Write out the material again exactly, please, and omit the pictures.

■ **Provided material**
# # #
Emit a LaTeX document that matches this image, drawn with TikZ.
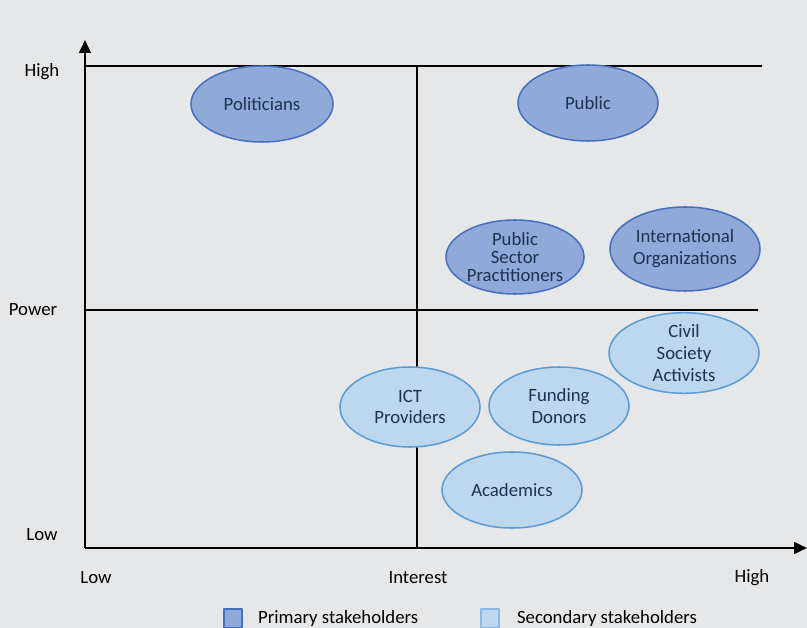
\documentclass[tikz,border=0pt]{standalone}
\usepackage{fontspec}
\setmainfont{Carlito}
\usetikzlibrary{shapes.geometric,arrows.meta}
\definecolor{bgcol}{HTML}{E6E7E8}
\definecolor{primfill}{HTML}{91A9D9}
\definecolor{primline}{HTML}{4670BE}
\definecolor{secfill}{HTML}{BDD7EE}
\definecolor{secline}{HTML}{5B9BD5}
\definecolor{txtcol}{HTML}{1F3250}
\tikzset{
  stake/.style={ellipse, inner sep=0pt, align=center, text=txtcol, line width=1.3pt,
    font=\fontsize{16}{18.7}\selectfont},
  prim/.style={stake, draw=primline, fill=primfill},
  sec/.style={stake, draw=secline, fill=secfill},
  axlabel/.style={font=\fontsize{16}{18.7}\selectfont},
}
\begin{document}
\begin{tikzpicture}[x=0.03cm, y=-0.03cm, line join=round, >={Triangle[length=11pt,width=10pt]}]
			\def\xo{85}\def\yo{548}\def\xm{417}\def\ym{310}
			\fill[bgcol] (0,0) rectangle (807,628);
			\useasboundingbox (0,0) rectangle (807,628);
			% grid
			\draw[line width=1.2pt] (\xo,66)--(762,66);
			\draw[line width=1.2pt] (\xo,\ym)--(758,\ym);
			\draw[line width=1.2pt] (\xm,66)--(\xm,\yo);
			% axes
			\draw[->, line width=1.8pt] (\xo,\yo)--(\xo,40);
			\draw[->, line width=1.8pt] (\xo,\yo)--(807,\yo);
			\node[axlabel] at (42,72) {High};
			\node[axlabel] at (33,310) {Power};
			\node[axlabel] at (42,535) {Low};
			\node[axlabel] at (96,578) {Low};
			\node[axlabel] at (418,578) {Interest};
			\node[axlabel] at (752,578) {High};
			% primary stakeholders
			\node[prim, minimum width=4.26cm, minimum height=2.28cm] (pol) at (262,104) {Politicians};
			\node[prim, minimum width=4.2cm, minimum height=2.28cm] (pub) at (588,103) {Public};
			\node[prim, minimum width=4.14cm, minimum height=2.22cm, font=\fontsize{16}{15}\selectfont] (psp) at (515,257) {Public\\Sector\\Practitioners};
			\node[prim, minimum width=4.5cm, minimum height=2.52cm] (intl) at (685,249) {International\\Organizations};
			% secondary stakeholders
			\node[sec, minimum width=4.5cm, minimum height=2.4cm] (civ) at (684,353) {Civil\\Society\\Activists};
			\node[sec, minimum width=4.2cm, minimum height=2.4cm] (ict) at (410,407) {ICT\\Providers};
			\node[sec, minimum width=4.2cm, minimum height=2.34cm] (fund) at (559,406) {Funding\\Donors};
			\node[sec, minimum width=4.2cm, minimum height=2.28cm] (acad) at (512,490) {Academics};
			% legend
			\draw[primline, fill=primfill, line width=1.3pt] (224,609) rectangle (242,628);
			\node[axlabel, anchor=west] (legp) at (254,619) {Primary stakeholders};
			\draw[secline!70, fill=secfill, line width=1.3pt] (481,609) rectangle (499,628);
			\node[axlabel, anchor=west] (legs) at (513,619) {Secondary stakeholders};
		\end{tikzpicture}
\end{document}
# # #
■ **Answer to this task**
Emit a LaTeX document that matches this image, drawn with TikZ.
\documentclass[tikz,border=0pt]{standalone}
\usepackage{fontspec}
\setmainfont{Carlito}
\usetikzlibrary{shapes.geometric,arrows.meta}
\definecolor{bgcol}{HTML}{E6E7E8}
\definecolor{primfill}{HTML}{91A9D9}
\definecolor{primline}{HTML}{4670BE}
\definecolor{secfill}{HTML}{BDD7EE}
\definecolor{secline}{HTML}{5B9BD5}
\definecolor{txtcol}{HTML}{1F3250}
\tikzset{
  stake/.style={ellipse, inner sep=0pt, align=center, text=txtcol, line width=1.3pt,
    font=\fontsize{16}{18.7}\selectfont},
  prim/.style={stake, draw=primline, fill=primfill},
  sec/.style={stake, draw=secline, fill=secfill},
  axlabel/.style={font=\fontsize{16}{18.7}\selectfont},
}
\begin{document}
\begin{tikzpicture}[x=0.03cm, y=-0.03cm, line join=round, >={Triangle[length=11pt,width=10pt]}]
			\def\xo{85}\def\yo{548}\def\xm{417}\def\ym{310}
			\fill[bgcol] (0,0) rectangle (807,628);
			\useasboundingbox (0,0) rectangle (807,628);
			% grid
			\draw[line width=1.2pt] (\xo,66)--(762,66);
			\draw[line width=1.2pt] (\xo,\ym)--(758,\ym);
			\draw[line width=1.2pt] (\xm,66)--(\xm,\yo);
			% axes
			\draw[->, line width=1.8pt] (\xo,\yo)--(\xo,40);
			\draw[->, line width=1.8pt] (\xo,\yo)--(807,\yo);
			\node[axlabel] at (42,72) {High};
			\node[axlabel] at (33,310) {Power};
			\node[axlabel] at (42,535) {Low};
			\node[axlabel] at (96,578) {Low};
			\node[axlabel] at (418,578) {Interest};
			\node[axlabel] at (752,578) {High};
			% primary stakeholders
			\node[prim, minimum width=4.26cm, minimum height=2.28cm] (pol) at (262,104) {Politicians};
			\node[prim, minimum width=4.2cm, minimum height=2.28cm] (pub) at (588,103) {Public};
			\node[prim, minimum width=4.14cm, minimum height=2.22cm, font=\fontsize{16}{15}\selectfont] (psp) at (515,257) {Public\\Sector\\Practitioners};
			\node[prim, minimum width=4.5cm, minimum height=2.52cm] (intl) at (685,249) {International\\Organizations};
			% secondary stakeholders
			\node[sec, minimum width=4.5cm, minimum height=2.4cm] (civ) at (684,353) {Civil\\Society\\Activists};
			\node[sec, minimum width=4.2cm, minimum height=2.4cm] (ict) at (410,407) {ICT\\Providers};
			\node[sec, minimum width=4.2cm, minimum height=2.34cm] (fund) at (559,406) {Funding\\Donors};
			\node[sec, minimum width=4.2cm, minimum height=2.28cm] (acad) at (512,490) {Academics};
			% legend
			\draw[primline, fill=primfill, line width=1.3pt] (224,609) rectangle (242,628);
			\node[axlabel, anchor=west] (legp) at (254,619) {Primary stakeholders};
			\draw[secline!70, fill=secfill, line width=1.3pt] (481,609) rectangle (499,628);
			\node[axlabel, anchor=west] (legs) at (513,619) {Secondary stakeholders};
		\end{tikzpicture}
\end{document}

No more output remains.